Best 5 Bullish Crypto Chart Patterns

Best 5 Bullish Crypto Chart Patterns

Chart analysis is an important concept in day and swing trading. It refers to the process where a trader looks at charts and determines whether to buy or sell an asset. One can depend fully on these patterns or incorporate fundamental analysis in making decisions. In this article, we will look at some of the most bullish chart patterns in cryptocurrency trading.

Double Bottom

The double bottom is one of the most bullish chart patterns in price action analysis. It refers to a situation where a cryptocurrency struggles to move below a certain level of support. 

Its formation is relatively easy to explain. First, a cryptocurrency should be in a bearish trend when it falls to a certain level. Let’s call this $6.65. After falling to this point, the coin will start rising as buyers move to buy the dip. However, this uptrend is usually short-lived and the coin finds a resistance at another level, say, $6.94. 

Third, the asset will then start moving downwards and then find no more sellers below the initial support at $6.65. With no more sellers left, the coin will start a new bullish trend. But for this uptrend to be validated, it needs to move above the resistance at $6.94. If this happens, the coin will likely continue with the new bullish trend. 

There are several approaches to trade this pattern. First, it is recommended that you set a bracket order that has a buy-stop above the resistance and a sell-stop below the support. In this case, if there is indeed a bullish breakout, the buy stop trade will be initiated. 

On the other hand, if the double-bottom pattern is invalidated, the sell-stop coin will be initiated. Second, there is a concept of break and retest, which happens after the initial breakout. When it happens, the coin may retest the chin of the double-bottom. A good example of a double-bottom pattern at work is shown in the chart below.
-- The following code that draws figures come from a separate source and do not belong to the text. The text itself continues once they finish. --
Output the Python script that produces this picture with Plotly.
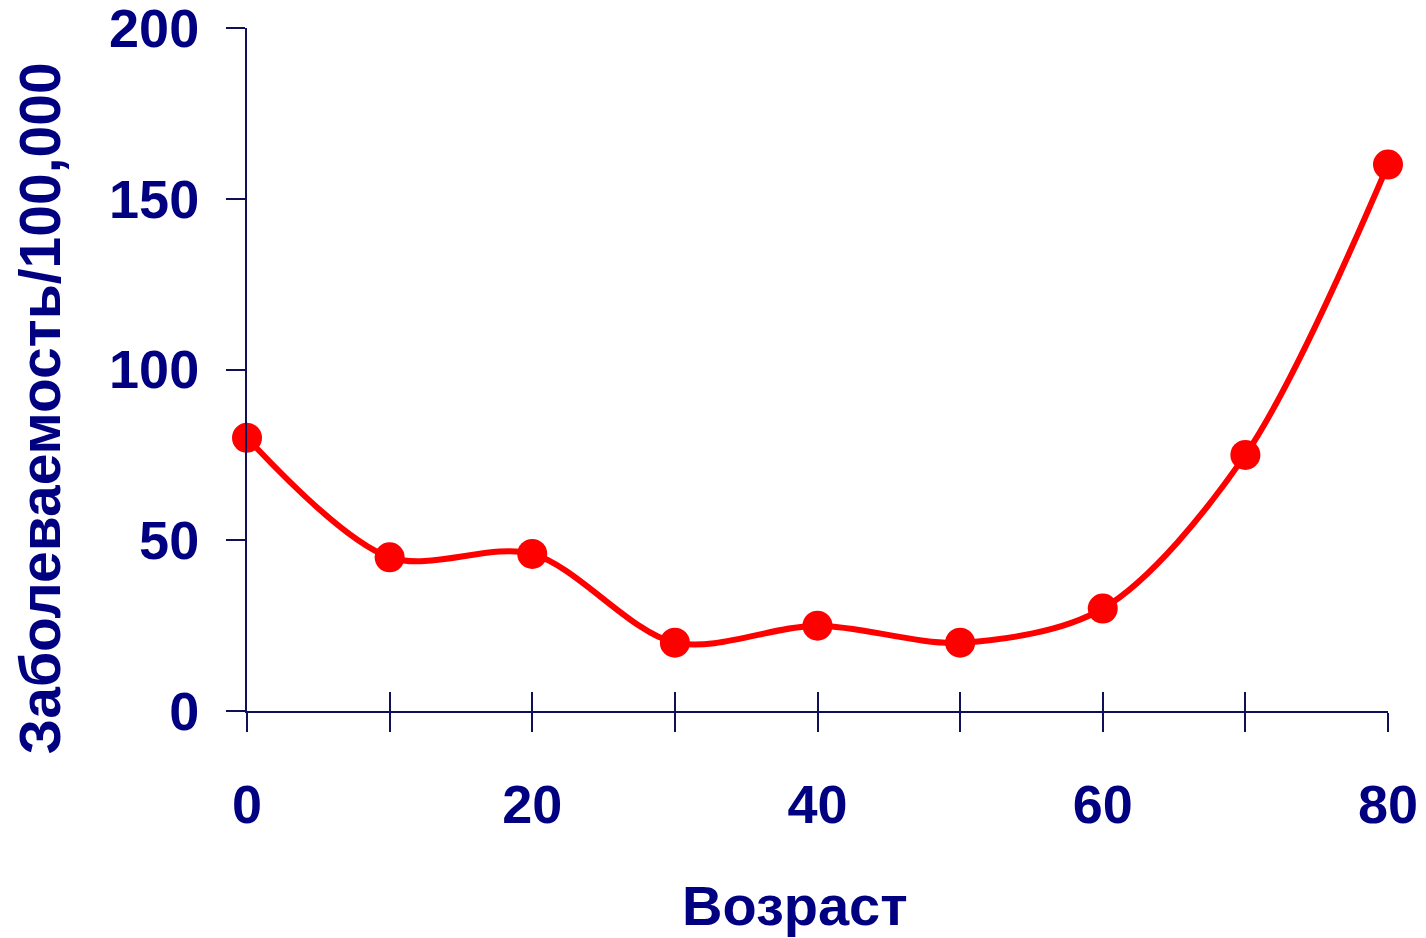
import plotly.graph_objects as go

age = [0, 10, 20, 30, 40, 50, 60, 70, 80]
rate = [80, 45, 46, 20, 25, 20, 30, 75, 160]
x_tickvals = [0, 10, 20, 30, 40, 50, 60, 70, 80]
x_ticktext = ["0", "", "20", "", "40", "", "60", "", "80"]
y_tickvals = [0, 50, 100, 150, 200]

NAVY = "#000080"
AXIS = "#10105a"
FONT = "Liberation Sans, Arial, sans-serif"

fig = go.Figure()
fig.add_trace(go.Scatter(
    x=age, y=rate, mode="lines+markers",
    line=dict(color="#ff0000", width=6, shape="spline", smoothing=0.9),
    marker=dict(color="#ff0000", size=30),
    cliponaxis=False, showlegend=False, hoverinfo="skip",
))
# invisible trace to anchor the overlay axis (for crossing ticks)
fig.add_trace(go.Scatter(x=[age[0]], y=[rate[0]], xaxis="x2", mode="markers",
                         marker=dict(opacity=0), showlegend=False, hoverinfo="skip"))

tickfont = dict(family=FONT, size=54, color=NAVY, weight="bold")

fig.update_layout(
    width=1426, height=938,
    margin=dict(l=239, r=46, t=20, b=235, autoexpand=False),
    paper_bgcolor="white", plot_bgcolor="white",
    xaxis=dict(range=[0, 80], tickvals=x_tickvals, ticktext=x_ticktext,
               ticks="outside", ticklen=19, tickwidth=2, tickcolor=AXIS,
               showline=True, linecolor=AXIS, linewidth=2,
               showgrid=False, zeroline=False, tickfont=tickfont,
               ticklabelstandoff=26, ticklabeloverflow="allow", automargin=False),
    xaxis2=dict(range=[0, 80], overlaying="x", anchor="y", side="bottom",
                tickvals=x_tickvals, ticks="inside", ticklen=19, tickwidth=2,
                tickcolor=AXIS, showticklabels=False, showline=False,
                showgrid=False, zeroline=False, automargin=False),
    yaxis=dict(range=[0, 200], tickvals=y_tickvals,
               ticks="outside", ticklen=19, tickwidth=2, tickcolor=AXIS,
               showline=True, linecolor=AXIS, linewidth=2,
               showgrid=False, zeroline=False, tickfont=tickfont,
               ticklabelstandoff=16, ticklabeloverflow="allow", automargin=False),
    annotations=[
        dict(text="Возраст", xref="paper", yref="paper", x=0.48, y=-0.2855,
             xanchor="center", yanchor="middle", showarrow=False,
             font=dict(family=FONT, size=56, color=NAVY, weight="bold")),
        dict(text="Заболеваемость/100,000", xref="paper", yref="paper",
             x=-0.181, y=0.4436, xanchor="center", yanchor="middle",
             textangle=-90, showarrow=False,
             font=dict(family=FONT, size=57, color=NAVY, weight="bold")),
    ],
)

fig.write_html("out.html")
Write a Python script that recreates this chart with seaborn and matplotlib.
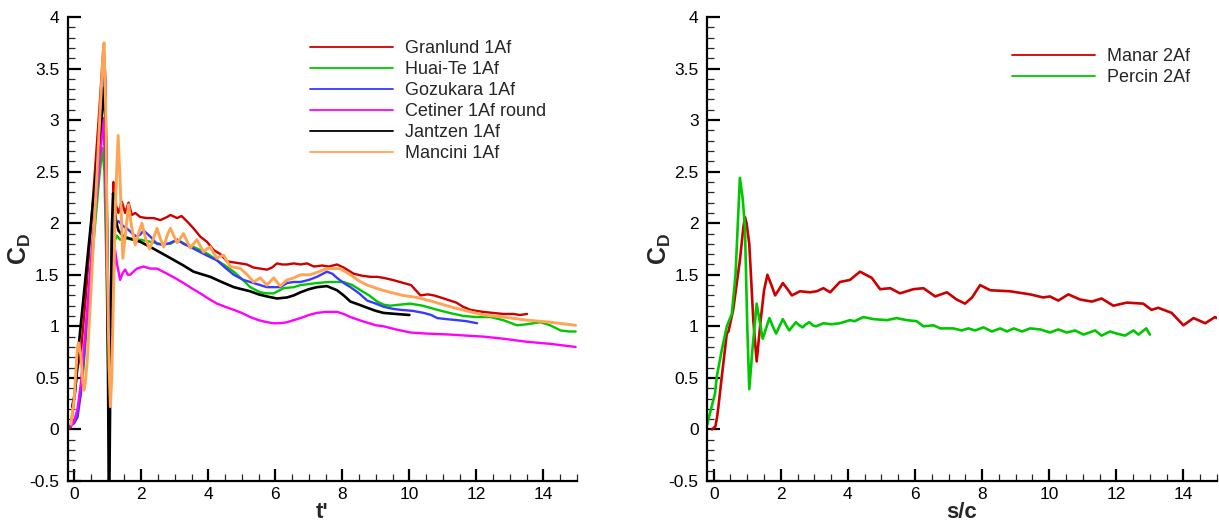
import numpy as np
import pandas as pd
import matplotlib
matplotlib.use("Agg")
import matplotlib.pyplot as plt
import seaborn as sns
from matplotlib.ticker import MultipleLocator, FuncFormatter

# ---------------- data ----------------
granlund_t = [-0.18,-0.1,0.0,0.1,0.2,0.35,0.55,0.75,0.84,0.88,0.93,0.98,1.03,1.08,1.13,1.17,1.22,1.32,1.42,1.52,1.62,1.72,1.82,1.97,2.17,2.37,2.57,2.77,2.87,3.07,3.2,3.36,3.56,3.76,3.96,4.16,4.36,4.56,4.76,4.96,5.15,5.35,5.55,5.75,5.9,6.05,6.2,6.35,6.55,6.75,6.95,7.15,7.4,7.6,7.84,8.04,8.34,8.6,8.84,9.04,9.23,9.5,9.83,10.05,10.33,10.55,10.73,10.93,11.12,11.4,11.6,11.82,12.0,12.2,12.5,12.8,13.1,13.3,13.51]
granlund_v = [0.0,0.02,0.3,0.6,0.75,1.3,2.2,3.1,3.55,3.73,3.4,2.1,0.7,0.5,1.6,2.4,2.2,2.1,2.21,2.1,2.2,2.08,2.1,2.06,2.05,2.05,2.03,2.06,2.08,2.05,2.07,2.02,1.95,1.87,1.82,1.74,1.7,1.63,1.62,1.61,1.6,1.57,1.56,1.55,1.57,1.61,1.6,1.6,1.61,1.6,1.61,1.58,1.59,1.58,1.6,1.57,1.51,1.49,1.48,1.48,1.47,1.45,1.42,1.40,1.30,1.31,1.30,1.28,1.26,1.23,1.19,1.16,1.15,1.14,1.13,1.12,1.12,1.11,1.12]

huaite_t = [-0.15,0.0,0.09,0.24,0.4,0.6,0.75,0.84,0.9,0.96,1.01,1.05,1.09,1.13,1.2,1.27,1.37,1.47,1.57,1.77,1.97,2.27,2.57,2.87,3.07,3.36,3.56,3.76,4.0,4.26,4.5,4.76,5.0,5.25,5.55,5.75,5.95,6.25,6.55,6.75,7.0,7.24,7.6,8.04,8.3,8.54,8.8,9.04,9.23,9.43,9.7,10.03,10.4,10.83,11.2,11.62,12.0,12.42,12.8,13.21,13.5,13.91,14.2,14.51,14.75,14.96]
huaite_v = [0.02,0.08,0.16,0.45,1.1,1.9,2.45,2.73,2.5,1.6,0.6,0.5,1.3,1.95,1.82,1.88,1.84,1.86,1.85,1.84,1.84,1.82,1.80,1.80,1.84,1.79,1.77,1.74,1.70,1.64,1.59,1.53,1.46,1.38,1.33,1.32,1.32,1.37,1.38,1.40,1.41,1.42,1.43,1.43,1.40,1.35,1.30,1.24,1.21,1.20,1.21,1.22,1.20,1.16,1.13,1.10,1.09,1.09,1.06,1.01,1.02,1.04,1.01,0.96,0.95,0.95]

gozukara_t = [-0.15,0.0,0.1,0.2,0.3,0.5,0.7,0.85,0.89,0.94,0.99,1.03,1.08,1.13,1.18,1.22,1.32,1.47,1.57,1.67,1.77,1.87,1.97,2.07,2.17,2.27,2.47,2.67,2.87,3.07,3.26,3.46,3.76,4.0,4.26,4.5,4.76,5.05,5.35,5.55,5.75,5.95,6.15,6.35,6.55,6.75,7.0,7.24,7.54,7.7,7.84,8.04,8.24,8.5,8.74,9.0,9.23,9.5,9.73,10.1,10.43,10.65,10.83,11.1,11.42,11.7,12.02]
gozukara_v = [0.03,0.06,0.12,0.35,0.75,1.6,2.5,3.25,3.44,3.0,1.6,0.4,1.2,2.05,2.0,1.98,2.02,1.97,1.95,1.92,1.89,1.87,1.89,1.93,1.9,1.87,1.80,1.79,1.81,1.84,1.80,1.77,1.72,1.68,1.64,1.57,1.50,1.45,1.42,1.40,1.38,1.38,1.38,1.42,1.43,1.43,1.45,1.48,1.53,1.51,1.47,1.42,1.38,1.32,1.25,1.22,1.19,1.17,1.16,1.15,1.13,1.11,1.08,1.07,1.06,1.05,1.03]

cetiner_t = [-0.1,0.0,0.1,0.2,0.4,0.6,0.8,0.86,0.92,0.98,1.03,1.1,1.16,1.22,1.28,1.37,1.45,1.52,1.6,1.67,1.77,1.87,2.07,2.27,2.47,2.77,3.0,3.26,3.5,3.76,4.0,4.26,4.5,4.76,5.0,5.25,5.5,5.75,5.95,6.15,6.35,6.55,6.75,7.0,7.24,7.5,7.84,8.04,8.24,8.6,9.0,9.23,9.6,10.03,10.5,11.22,11.7,12.22,12.8,13.51,14.2,14.96]
cetiner_v = [0.03,0.08,0.2,0.45,1.2,2.0,2.75,3.02,2.6,1.4,0.5,0.9,1.4,1.74,1.6,1.45,1.52,1.55,1.50,1.50,1.53,1.56,1.58,1.56,1.56,1.51,1.47,1.42,1.37,1.32,1.27,1.22,1.19,1.16,1.13,1.09,1.06,1.04,1.03,1.03,1.04,1.06,1.08,1.11,1.13,1.14,1.14,1.12,1.09,1.05,1.01,1.0,0.97,0.94,0.93,0.92,0.91,0.90,0.88,0.85,0.83,0.80]

jantzen_t = [-0.06,0.02,0.09,0.13,0.3,0.5,0.7,0.85,0.89,0.94,0.98,1.01,1.03,1.05,1.07,1.1,1.13,1.16,1.2,1.26,1.32,1.47,1.77,1.97,2.27,2.77,3.26,3.56,4.06,4.4,4.76,5.0,5.25,5.5,5.75,6.05,6.35,6.55,6.75,7.0,7.24,7.54,7.84,8.04,8.24,8.5,8.74,9.0,9.23,9.6,10.0]
jantzen_v = [0.22,0.35,0.61,0.8,1.35,2.0,2.65,3.15,3.31,2.9,1.8,0.5,-0.55,-0.55,0.2,1.2,2.0,2.29,2.15,2.0,1.93,1.87,1.84,1.82,1.77,1.68,1.59,1.53,1.48,1.43,1.38,1.36,1.34,1.31,1.29,1.27,1.28,1.30,1.33,1.36,1.38,1.39,1.35,1.30,1.24,1.21,1.18,1.15,1.13,1.12,1.11]

mancini_t = [-0.1,0.0,0.04,0.1,0.13,0.2,0.26,0.29,0.33,0.39,0.5,0.65,0.8,0.86,0.89,0.94,0.99,1.04,1.08,1.12,1.17,1.23,1.31,1.37,1.45,1.53,1.62,1.72,1.82,1.92,2.02,2.13,2.25,2.36,2.47,2.57,2.67,2.77,2.87,2.97,3.07,3.16,3.26,3.36,3.46,3.56,3.66,3.76,3.86,3.96,4.06,4.16,4.26,4.36,4.46,4.56,4.66,4.81,4.96,5.16,5.35,5.55,5.75,5.95,6.15,6.35,6.55,6.75,7.04,7.3,7.54,7.94,8.24,8.5,8.74,9.1,9.43,9.8,10.23,10.7,11.22,11.7,12.22,12.8,13.51,14.2,14.96]
mancini_v = [0.05,0.3,0.51,0.8,0.84,0.72,0.45,0.38,0.45,0.67,1.35,2.3,3.25,3.65,3.75,3.1,1.6,0.6,0.22,0.5,1.3,2.2,2.85,2.4,1.66,1.9,2.18,1.95,1.79,1.9,2.0,1.85,1.75,1.85,1.95,1.85,1.77,1.88,1.95,1.88,1.81,1.85,1.90,1.83,1.76,1.80,1.84,1.78,1.72,1.75,1.77,1.71,1.66,1.68,1.69,1.63,1.58,1.57,1.56,1.50,1.43,1.47,1.40,1.47,1.39,1.45,1.47,1.50,1.50,1.53,1.56,1.56,1.50,1.44,1.40,1.36,1.33,1.30,1.28,1.24,1.19,1.15,1.11,1.09,1.06,1.04,1.01]

manar_s = [-0.05,0.05,0.1,0.14,0.24,0.39,0.44,0.58,0.78,0.88,0.93,0.98,1.06,1.18,1.28,1.4,1.5,1.6,1.72,1.83,1.95,2.06,2.2,2.33,2.57,2.87,3.07,3.27,3.47,3.76,4.06,4.36,4.71,4.96,5.26,5.55,5.95,6.25,6.6,6.95,7.24,7.49,7.7,7.94,8.24,8.83,9.43,9.82,10.02,10.27,10.57,10.92,11.27,11.56,11.91,12.31,12.8,13.05,13.25,13.65,14.0,14.3,14.65,14.94,15.0]
manar_v = [0.0,0.03,0.12,0.22,0.51,0.93,0.95,1.16,1.64,1.95,2.06,2.0,1.80,1.06,0.66,1.06,1.35,1.50,1.40,1.30,1.36,1.42,1.36,1.30,1.34,1.33,1.34,1.37,1.33,1.43,1.45,1.53,1.47,1.36,1.37,1.32,1.36,1.37,1.29,1.33,1.26,1.22,1.28,1.40,1.35,1.34,1.31,1.28,1.29,1.25,1.31,1.26,1.24,1.27,1.20,1.23,1.22,1.16,1.18,1.13,1.01,1.08,1.03,1.09,1.08]

percin_s = [-0.2,-0.11,0.04,0.09,0.24,0.39,0.54,0.65,0.78,0.86,0.93,1.0,1.06,1.16,1.28,1.37,1.46,1.56,1.66,1.76,1.86,1.96,2.06,2.16,2.25,2.35,2.45,2.55,2.65,2.75,2.85,2.95,3.05,3.27,3.5,3.76,4.06,4.2,4.46,4.76,5.16,5.45,5.75,6.05,6.25,6.55,6.75,7.14,7.39,7.59,7.79,8.04,8.29,8.54,8.74,8.94,9.19,9.43,9.73,10.02,10.27,10.52,10.77,11.02,11.37,11.56,11.81,12.01,12.26,12.51,12.66,12.89,13.0]
percin_v = [0.04,0.16,0.35,0.51,0.77,1.0,1.12,1.5,2.44,2.25,1.97,1.0,0.39,0.8,1.22,1.05,0.88,0.98,1.08,1.0,0.93,1.0,1.07,1.01,0.96,1.0,1.04,1.01,0.99,1.02,1.04,1.01,1.0,1.03,1.02,1.03,1.06,1.05,1.09,1.07,1.06,1.08,1.06,1.05,1.0,1.01,0.98,0.98,0.96,0.98,0.96,0.99,0.95,0.98,0.95,0.98,0.95,0.98,0.97,0.94,0.97,0.94,0.96,0.92,0.96,0.91,0.95,0.93,0.91,0.96,0.92,0.98,0.92]

left_series = [
    ("Granlund 1Af", granlund_t, granlund_v, "#CC0000", 1.7),
    ("Huai-Te 1Af", huaite_t, huaite_v, "#00C800", 1.7),
    ("Gozukara 1Af", gozukara_t, gozukara_v, "#3A3AFF", 1.7),
    ("Cetiner 1Af round", cetiner_t, cetiner_v, "#FF00FF", 1.7),
    ("Jantzen 1Af", jantzen_t, jantzen_v, "#000000", 1.9),
    ("Mancini 1Af", mancini_t, mancini_v, "#FFA455", 2.1),
]
right_series = [
    ("Manar 2Af", manar_s, manar_v, "#CC0000", 1.9),
    ("Percin 2Af", percin_s, percin_v, "#00C800", 1.9),
]

# ---------------- style ----------------
sns.set_style("ticks")
plt.rcParams["font.family"] = ["Liberation Sans", "DejaVu Sans"]
plt.rcParams["mathtext.fontset"] = "custom"
plt.rcParams["mathtext.rm"] = "Liberation Sans"
plt.rcParams["mathtext.bf"] = "Liberation Sans:bold"
plt.rcParams["axes.unicode_minus"] = False

W, H = 1219, 525
fig = plt.figure(figsize=(W / 100, H / 100), dpi=100)
ax1 = fig.add_axes([67.5 / W, 1 - 481 / H, (577 - 67.5) / W, (481 - 17) / H])
ax2 = fig.add_axes([707 / W, 1 - 481 / H, (1217 - 707) / W, (481 - 17) / H])

def draw(ax, series, xname):
    for name, xs, ys, col, lw in series:
        df = pd.DataFrame({xname: xs, "CD": ys})
        sns.lineplot(data=df, x=xname, y="CD", ax=ax, color=col, lw=lw,
                     label=name, sort=False, estimator=None)

draw(ax1, left_series, "t")
draw(ax2, right_series, "s")

fmt = FuncFormatter(lambda v, p: "%g" % v)
for ax in (ax1, ax2):
    ax.set_xlim(-0.2, 15)
    ax.set_ylim(-0.5, 4)
    ax.xaxis.set_major_locator(MultipleLocator(2))
    ax.xaxis.set_minor_locator(MultipleLocator(0.5))
    ax.yaxis.set_major_locator(MultipleLocator(0.5))
    ax.yaxis.set_minor_locator(MultipleLocator(0.1))
    ax.xaxis.set_major_formatter(fmt)
    ax.yaxis.set_major_formatter(fmt)
    for s in ("top", "right"):
        ax.spines[s].set_visible(False)
    for s in ("left", "bottom"):
        ax.spines[s].set_linewidth(1.6)
        ax.spines[s].set_color("black")
    ax.tick_params(which="major", direction="in", length=9, width=1.6,
                   labelsize=12.5, colors="black", top=False, right=False)
    ax.tick_params(axis="y", which="major", pad=6)
    ax.tick_params(axis="x", which="major", pad=4)
    ax.tick_params(which="minor", direction="in", length=5, width=0.9,
                   top=False, right=False)
    ax.set_ylabel(r"$\mathbf{C_D}$", fontsize=18, labelpad=-3)
    ax.patch.set_alpha(0)

ax1.set_xlabel("t'", fontsize=16, fontweight="bold", labelpad=0)
ax2.set_xlabel("s/c", fontsize=16, fontweight="bold", labelpad=0)

def legend(ax, x0, y0):
    leg = ax.legend(loc="upper left", bbox_to_anchor=(x0, y0), frameon=False,
                    fontsize=13, handlelength=4.6, handletextpad=0.65,
                    labelspacing=0.22, borderpad=0, borderaxespad=0)
    for ln in leg.get_lines():
        ln.set_linewidth(1.3)
    return leg

legend(ax1, (310 - 67.5) / 509.5, (481 - 40) / 464)
legend(ax2, (1012 - 707) / 510, (481 - 48) / 464)

fig.savefig("out.png", dpi=100)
Chainlink double-bottom chart

Bullish flag or pennant pattern

Another extreme bullish pattern is known as a bullish flag. It is a continuation pattern that forms when an asset is in an uptrend or after it goes parabolic. 

A bullish flag has a close resemblance to a hoisted flag. In this, the asset moves up parabolically or slowly and then it starts to consolidate. As it consolidates, the coin forms what looks like a rectangle pattern. 

A bullish pennant also has a close resemblance of a flag pattern. The only difference is that instead of a rectangle pattern, it forms a small triangle after going parabolic. In most cases, the bullish flag and pennant usually leads to a bullish breakout. 

A good way of trading the flag or pennant pattern is to place a buy-stop above the upper side of the flag. Another good approach is to combine this strategy with Fibonacci Retracement. The flag is usually invalidated if the price moves below the 38.2% retracement point.

A good example of a bullish pennant pattern is shown in the Chainlink chart below. As you can see, a chart tends to form multiple pennants and flags during an uptrend.

Bullish flag example

Golden cross

Moving averages are the most popular technical indicators in the financial market. They are important because they show the average price of an asset in a certain period. So, if Bitcoin is trading at $30,000 and the 14-day moving average is at $20,000, one can argue that the coin is getting overvalued. 

There are several strategies for using moving averages to trade. One of the most popular approaches is to find reversals. To do this, traders usually apply a short (fast), and a long (slow) moving average on a chart and wait for their crossover.

A golden cross forms when the 200-day and 50-day moving make a crossover as the cryptocurrency price rises. A good example of a golden cross pattern is shown in the chart below.

Golden cross

For day traders, however, a golden cross with the 200 and 50 parameters is usually not feasible because of how long these periods are. Therefore, traders usually adjust the periods to smaller timeframes, such as 25 and 50.

Ascending triangle

Triangles are some of the most popular patterns in the market. There are three types of these triangles: ascending, descending, and symmetrical. Of these three, ascending triangle is the most bullish. 

The triangle happens when a cryptocurrency finds resistance at a certain level. It then struggles to move above the point multiple times while finding an ascending support point. In due time, the coin tends to have a bullish breakout when the price moves above the resistance point. 

A good way to trade an ascending triangle pattern is to set a buy-stop above the upper side of the triangle. In case a bullish breakout happens, the buy-stop will become a market order, and the price will continue rising.

Falling wedge

Another popular bullish pattern is known as a falling wedge. It refers to a situation where a cryptocurrency or any other asset moves lower as it loses momentum. In this case, the trading range narrows as the coin keeps falling.

In most cases, the coin will have a bullish breakout when the wedge pattern nears its confluence level.  A wedge can be used by both long-term investors and day traders since it can happen in all chart timeframes. A good example of a falling wedge pattern is shown in the chart below.

Falling wedge pattern


There are other examples of patterns that are usually highly bullish in the market. Some of these are candlestick patterns like a hammer, morning star, bullish engulfing, and doji patterns. However, in most cases, these candlesticks tend to be less reliable than the chart patterns mentioned above.